● **Required work**
With the pictures left out, copy the listing below exactly.

● **Items listed in a dataset**
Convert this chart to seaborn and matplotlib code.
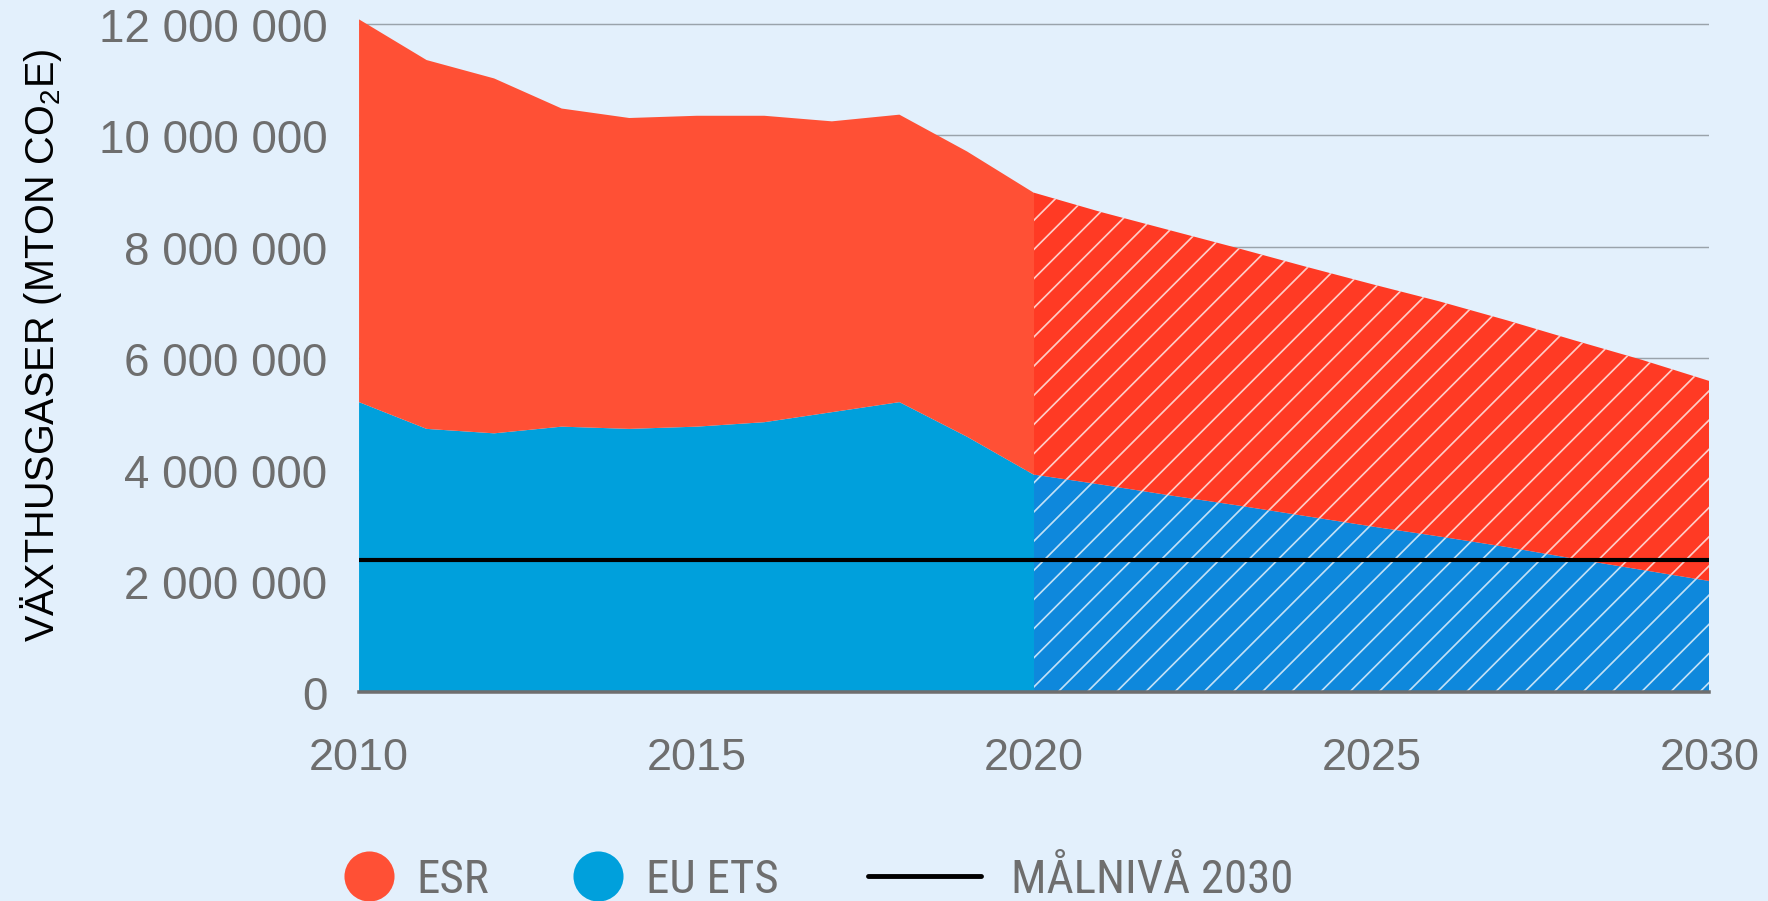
import matplotlib
matplotlib.use("Agg")
import matplotlib.pyplot as plt
from matplotlib.lines import Line2D
from matplotlib.font_manager import FontProperties
import seaborn as sns

# historical data 2010-2020
hist_years = [2010, 2011, 2012, 2013, 2014, 2015, 2016, 2017, 2018, 2019, 2020]
hist_ets = [5220000, 4740000, 4660000, 4780000, 4740000, 4780000, 4860000, 5040000, 5220000, 4600000, 3910000]
hist_esr = [6870000, 6620000, 6370000, 5710000, 5580000, 5580000, 5500000, 5220000, 5160000, 5120000, 5060000]

# projection 2020-2030
proj_years = [2020, 2021, 2022, 2023, 2024, 2025, 2026, 2027, 2028, 2029, 2030]
proj_ets = [3910000, 3730000, 3540000, 3360000, 3170000, 2980000, 2800000, 2610000, 2400000, 2200000, 2000000]
proj_esr = [5060000, 4890000, 4760000, 4620000, 4480000, 4350000, 4220000, 4070000, 3920000, 3770000, 3590000]

target_level = 2380000
all_years = list(range(2010, 2031))
target = [target_level] * len(all_years)

y_ticks = [0, 2000000, 4000000, 6000000, 8000000, 10000000, 12000000]

BG = "#E3F0FC"
RED = "#FF5035"
RED_P = "#FF3A24"
BLUE = "#00A0DC"
BLUE_P = "#0E88DC"
GRAY = "#6E6E6E"

sns.set_style("white", {"axes.facecolor": BG, "figure.facecolor": BG})
plt.rcParams["font.family"] = ["Liberation Sans", "DejaVu Sans"]
plt.rcParams["mathtext.fontset"] = "custom"
plt.rcParams["mathtext.rm"] = "Liberation Sans"
plt.rcParams["hatch.linewidth"] = 0.7

DPI = 175
fig = plt.figure(figsize=(1768 / DPI, 902 / DPI), dpi=DPI, facecolor=BG)
ax = fig.add_axes([0.2028, 0.2312, 0.7641, 0.7659])
ax.set_facecolor(BG)

hist_total = [a + b for a, b in zip(hist_ets, hist_esr)]
proj_total = [a + b for a, b in zip(proj_ets, proj_esr)]

ax.fill_between(hist_years, 0, hist_ets, color=BLUE, lw=0, zorder=2)
ax.fill_between(hist_years, hist_ets, hist_total, color=RED, lw=0, zorder=2)
ax.fill_between(proj_years, 0, proj_ets, facecolor=BLUE_P, edgecolor=(1, 1, 1, 0.75),
                hatch="//", lw=0, zorder=2)
ax.fill_between(proj_years, proj_ets, proj_total, facecolor=RED_P, edgecolor=(1, 1, 1, 0.75),
                hatch="//", lw=0, zorder=2)

sns.lineplot(x=all_years, y=target, color="black", lw=1.7, ax=ax, zorder=3)

ax.set_xlim(2010, 2030)
ax.set_ylim(0, 12400000)
ax.set_xticks(all_years)
ax.set_xticklabels([str(y) if y % 5 == 0 else "" for y in all_years])
ax.set_yticks(y_ticks)
ax.set_yticklabels([f"{v:,}".replace(",", " ") for v in y_ticks])
ax.tick_params(axis="x", length=8.2, width=1.2, color=GRAY, pad=10, labelsize=18.5, labelcolor=GRAY)
ax.tick_params(axis="y", length=0, pad=12.8, labelsize=18.8, labelcolor=GRAY)

sns.despine(ax=ax, left=True)
ax.spines["bottom"].set_color(GRAY)
ax.spines["bottom"].set_linewidth(1.45)
ax.spines["bottom"].set_zorder(4)

ax.set_axisbelow(True)
ax.yaxis.grid(True, color="#9AA3AB", lw=0.6)
ax.xaxis.grid(False)

ax.set_xlabel("")
ax.set_ylabel("VÄXTHUSGASER (MTON CO$_\\mathregular{2}$E)", fontsize=16.3, color="black")
ax.yaxis.label.set_va("center")
ax.yaxis.set_label_coords(-0.2353, 0.5045)

leg_font = FontProperties(family=["Roboto Condensed", "Liberation Sans"], size=19.3)
h1 = [Line2D([], [], marker="o", ls="", markersize=20.6, color=RED, markeredgewidth=0),
      Line2D([], [], marker="o", ls="", markersize=20.6, color=BLUE, markeredgewidth=0)]
fig.legend(handles=h1, labels=["ESR", "EU ETS"], loc="center left",
           bbox_to_anchor=(344 / 1768, 0.0244), ncol=2, frameon=False,
           handlelength=1.06, handletextpad=0.48, columnspacing=1.8,
           borderpad=0, borderaxespad=0, prop=leg_font, labelcolor=GRAY)
fig.legend(handles=[Line2D([], [], color="black", lw=2)], labels=["MÅLNIVÅ 2030"],
           loc="center left", bbox_to_anchor=(868 / 1768, 0.0244), frameon=False,
           handlelength=2.4, handletextpad=0.64, borderpad=0, borderaxespad=0,
           prop=leg_font, labelcolor=GRAY)

fig.savefig("out.png", dpi=DPI, facecolor=BG)
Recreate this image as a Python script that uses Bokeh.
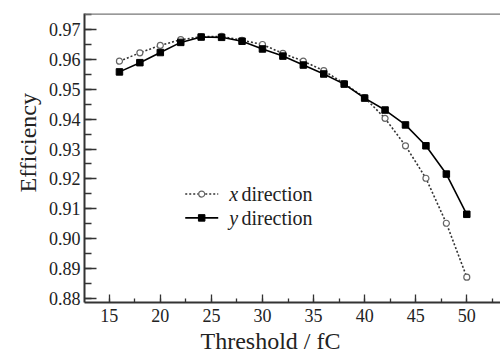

● **Task result**
Convert this chart to seaborn and matplotlib code.
import matplotlib
matplotlib.use("Agg")
import matplotlib.pyplot as plt
from matplotlib.lines import Line2D
from matplotlib.font_manager import FontProperties
import seaborn as sns

# historical data 2010-2020
hist_years = [2010, 2011, 2012, 2013, 2014, 2015, 2016, 2017, 2018, 2019, 2020]
hist_ets = [5220000, 4740000, 4660000, 4780000, 4740000, 4780000, 4860000, 5040000, 5220000, 4600000, 3910000]
hist_esr = [6870000, 6620000, 6370000, 5710000, 5580000, 5580000, 5500000, 5220000, 5160000, 5120000, 5060000]

# projection 2020-2030
proj_years = [2020, 2021, 2022, 2023, 2024, 2025, 2026, 2027, 2028, 2029, 2030]
proj_ets = [3910000, 3730000, 3540000, 3360000, 3170000, 2980000, 2800000, 2610000, 2400000, 2200000, 2000000]
proj_esr = [5060000, 4890000, 4760000, 4620000, 4480000, 4350000, 4220000, 4070000, 3920000, 3770000, 3590000]

target_level = 2380000
all_years = list(range(2010, 2031))
target = [target_level] * len(all_years)

y_ticks = [0, 2000000, 4000000, 6000000, 8000000, 10000000, 12000000]

BG = "#E3F0FC"
RED = "#FF5035"
RED_P = "#FF3A24"
BLUE = "#00A0DC"
BLUE_P = "#0E88DC"
GRAY = "#6E6E6E"

sns.set_style("white", {"axes.facecolor": BG, "figure.facecolor": BG})
plt.rcParams["font.family"] = ["Liberation Sans", "DejaVu Sans"]
plt.rcParams["mathtext.fontset"] = "custom"
plt.rcParams["mathtext.rm"] = "Liberation Sans"
plt.rcParams["hatch.linewidth"] = 0.7

DPI = 175
fig = plt.figure(figsize=(1768 / DPI, 902 / DPI), dpi=DPI, facecolor=BG)
ax = fig.add_axes([0.2028, 0.2312, 0.7641, 0.7659])
ax.set_facecolor(BG)

hist_total = [a + b for a, b in zip(hist_ets, hist_esr)]
proj_total = [a + b for a, b in zip(proj_ets, proj_esr)]

ax.fill_between(hist_years, 0, hist_ets, color=BLUE, lw=0, zorder=2)
ax.fill_between(hist_years, hist_ets, hist_total, color=RED, lw=0, zorder=2)
ax.fill_between(proj_years, 0, proj_ets, facecolor=BLUE_P, edgecolor=(1, 1, 1, 0.75),
                hatch="//", lw=0, zorder=2)
ax.fill_between(proj_years, proj_ets, proj_total, facecolor=RED_P, edgecolor=(1, 1, 1, 0.75),
                hatch="//", lw=0, zorder=2)

sns.lineplot(x=all_years, y=target, color="black", lw=1.7, ax=ax, zorder=3)

ax.set_xlim(2010, 2030)
ax.set_ylim(0, 12400000)
ax.set_xticks(all_years)
ax.set_xticklabels([str(y) if y % 5 == 0 else "" for y in all_years])
ax.set_yticks(y_ticks)
ax.set_yticklabels([f"{v:,}".replace(",", " ") for v in y_ticks])
ax.tick_params(axis="x", length=8.2, width=1.2, color=GRAY, pad=10, labelsize=18.5, labelcolor=GRAY)
ax.tick_params(axis="y", length=0, pad=12.8, labelsize=18.8, labelcolor=GRAY)

sns.despine(ax=ax, left=True)
ax.spines["bottom"].set_color(GRAY)
ax.spines["bottom"].set_linewidth(1.45)
ax.spines["bottom"].set_zorder(4)

ax.set_axisbelow(True)
ax.yaxis.grid(True, color="#9AA3AB", lw=0.6)
ax.xaxis.grid(False)

ax.set_xlabel("")
ax.set_ylabel("VÄXTHUSGASER (MTON CO$_\\mathregular{2}$E)", fontsize=16.3, color="black")
ax.yaxis.label.set_va("center")
ax.yaxis.set_label_coords(-0.2353, 0.5045)

leg_font = FontProperties(family=["Roboto Condensed", "Liberation Sans"], size=19.3)
h1 = [Line2D([], [], marker="o", ls="", markersize=20.6, color=RED, markeredgewidth=0),
      Line2D([], [], marker="o", ls="", markersize=20.6, color=BLUE, markeredgewidth=0)]
fig.legend(handles=h1, labels=["ESR", "EU ETS"], loc="center left",
           bbox_to_anchor=(344 / 1768, 0.0244), ncol=2, frameon=False,
           handlelength=1.06, handletextpad=0.48, columnspacing=1.8,
           borderpad=0, borderaxespad=0, prop=leg_font, labelcolor=GRAY)
fig.legend(handles=[Line2D([], [], color="black", lw=2)], labels=["MÅLNIVÅ 2030"],
           loc="center left", bbox_to_anchor=(868 / 1768, 0.0244), frameon=False,
           handlelength=2.4, handletextpad=0.64, borderpad=0, borderaxespad=0,
           prop=leg_font, labelcolor=GRAY)

fig.savefig("out.png", dpi=DPI, facecolor=BG)
Recreate this image as a Python script that uses Bokeh.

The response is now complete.